GOAL: Extract only the lines from the start of the entries below to the line with "const yields = [95, 95, 93, 91, 91];", inclusive; omit every picture.
─── DATASET ROWS
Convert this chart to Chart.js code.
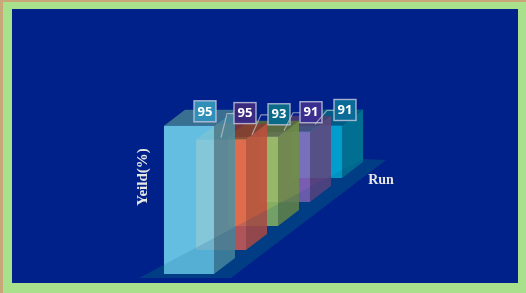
<!DOCTYPE html>
<html>
<head>
<meta charset="utf-8">
<style>
  html, body { margin: 0; padding: 0; background: #a8e08c; overflow: hidden; }
  canvas { display: block; }
</style>
<script src="https://cdn.jsdelivr.net/npm/chart.js@4"></script>
</head>
<body>
<canvas id="yieldChart" width="526" height="293"></canvas>
<script>
// Values
const runs = ["1", "2", "3", "4", "5"];
const yields = [95, 95, 93, 91, 91];

// Bar colours, front to back
const barColors = ["#76daf1", "#f0604a", "#9cc85c", "#8e68b8", "#00b4d8"];
const sideShade = [0.66, 0.8, 0.72, 0.68, 0.68];
const labelFills = ["#2f8fb8", "#3a2a80", "#0a6a88", "#3a2f90", "#0a6a98"];

// Fake 3D set-up: how far each run sits back, and how much it shrinks there
const depthX = 21, depthY = 16, stepBack = 24;
const shrink = [1, 0.745, 0.615, 0.495, 0.37];
// value box position relative to the bar's front top, leader start relative to the box
const labelOffset = [[5, -25], [13, -37], [15, -33], [15, -30], [17, -26]];
const leaderFrom = [null, [-13, 35], [-16, 31], [-16, 29], [-19, 25]];

function shade(hex, f, alpha) {
  const n = parseInt(hex.slice(1), 16);
  const c = [n >> 16, (n >> 8) & 255, n & 255].map(v => Math.round(v * f));
  return "rgba(" + c.join(",") + "," + alpha + ")";
}

function poly(ctx, pts, fill) {
  ctx.beginPath();
  pts.forEach((p, i) => i ? ctx.lineTo(p[0], p[1]) : ctx.moveTo(p[0], p[1]));
  ctx.closePath();
  ctx.fillStyle = fill;
  ctx.fill();
}

function floorPts(chart) {
  const a = chart.scales.x.left, base = chart.scales.y.bottom;
  return [[a - 34, base + 4], [a + 58, base + 4], [a + 213, base - 114], [a + 190, base - 115]];
}

const scene3d = {
  id: "scene3d",
  beforeDraw(chart) {
    const ctx = chart.ctx;
    ctx.save();
    ctx.fillStyle = "#a8e08c";
    ctx.fillRect(0, 0, 526, 293);
    ctx.fillStyle = "#c8a878";
    ctx.fillRect(0, 0, 526, 2);
    ctx.fillRect(0, 0, 3, 293);
    ctx.fillStyle = "#00208a";
    ctx.fillRect(12, 9, 506, 274);
    poly(ctx, floorPts(chart), "#003f86");
    ctx.restore();
  },
  afterDatasetsDraw(chart) {
    const ctx = chart.ctx;
    const bars = chart.getDatasetMeta(0).data;
    ctx.save();
    // back to front so the nearer bars sit over the far ones
    for (let i = bars.length - 1; i >= 0; i--) {
      const b = bars[i];
      const bottom = b.base - stepBack * i;
      const top = bottom - (b.base - b.y) * shrink[i];
      const left = b.x - b.width / 2, right = b.x + b.width / 2;
      const col = barColors[i];
      poly(ctx, [[left, top], [right, top], [right + depthX, top - depthY], [left + depthX, top - depthY]], shade(col, 0.6, 0.8));
      poly(ctx, [[right, top], [right + depthX, top - depthY], [right + depthX, bottom - depthY], [right, bottom]], shade(col, sideShade[i], 0.88));
      poly(ctx, [[left, top], [right, top], [right, bottom], [left, bottom]], shade(col, 1, 0.85));
    }
    // floor shows faintly through the bars
    poly(ctx, floorPts(chart), "rgba(0,50,130,0.14)");

    // value boxes and leader lines
    ctx.textAlign = "center";
    ctx.textBaseline = "middle";
    bars.forEach((b, i) => {
      const bottom = b.base - stepBack * i;
      const top = bottom - (b.base - b.y) * shrink[i];
      const bx = b.x + labelOffset[i][0];
      const by = top + labelOffset[i][1];
      if (leaderFrom[i]) {
        ctx.strokeStyle = "rgba(200,200,205,0.7)";
        ctx.lineWidth = 1.2;
        ctx.beginPath();
        ctx.moveTo(bx + leaderFrom[i][0], by + leaderFrom[i][1]);
        ctx.lineTo(bx - 7, by + 11);
        ctx.lineTo(bx, by + 11);
        ctx.stroke();
      }
      ctx.fillStyle = labelFills[i];
      ctx.fillRect(bx, by, 22, 21);
      ctx.strokeStyle = "rgba(205,205,225,0.8)";
      ctx.lineWidth = 1.4;
      ctx.strokeRect(bx, by, 22, 21);
      ctx.fillStyle = "#ffffff";
      ctx.font = "bold 13px 'Open Sans', sans-serif";
      ctx.fillText(String(yields[i]), bx + 11, by + 11);
    });

    // axis titles
    ctx.fillStyle = "#e6e6e6";
    ctx.font = "bold 14px 'Liberation Serif', serif";
    ctx.fillText("Run", 381, 180);
    ctx.translate(143, 177);
    ctx.rotate(-Math.PI / 2);
    ctx.font = "bold 15px 'Liberation Serif', serif";
    ctx.fillText("Yeild(%)", 0, 0);
    ctx.restore();
  }
};

new Chart(document.getElementById("yieldChart"), {
  type: "bar",
  data: {
    labels: runs,
    datasets: [{
      data: yields,
      backgroundColor: "rgba(0,0,0,0)",
      barThickness: 50
    }]
  },
  options: {
    responsive: false,
    animation: false,
    layout: { padding: { left: 173, right: 193, top: 118, bottom: 19 } },
    scales: {
      x: { display: false },
      y: { display: false, min: 0, max: 100 }
    },
    plugins: { legend: { display: false }, tooltip: { enabled: false } }
  },
  plugins: [scene3d]
});
</script>
</body>
</html>
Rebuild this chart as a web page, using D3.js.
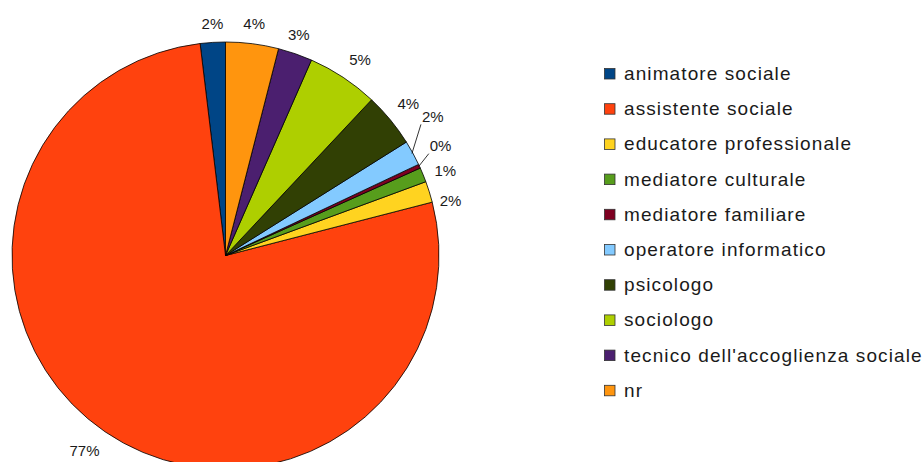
──────
ANSWER TO THIS PROBLEM:
Convert this chart to Chart.js code.
<!DOCTYPE html>
<html>
<head>
<meta charset="utf-8">
<style>
  html, body { margin: 0; padding: 0; background: #a8e08c; overflow: hidden; }
  canvas { display: block; }
</style>
<script src="https://cdn.jsdelivr.net/npm/chart.js@4"></script>
</head>
<body>
<canvas id="yieldChart" width="526" height="293"></canvas>
<script>
// Values
const runs = ["1", "2", "3", "4", "5"];
const yields = [95, 95, 93, 91, 91];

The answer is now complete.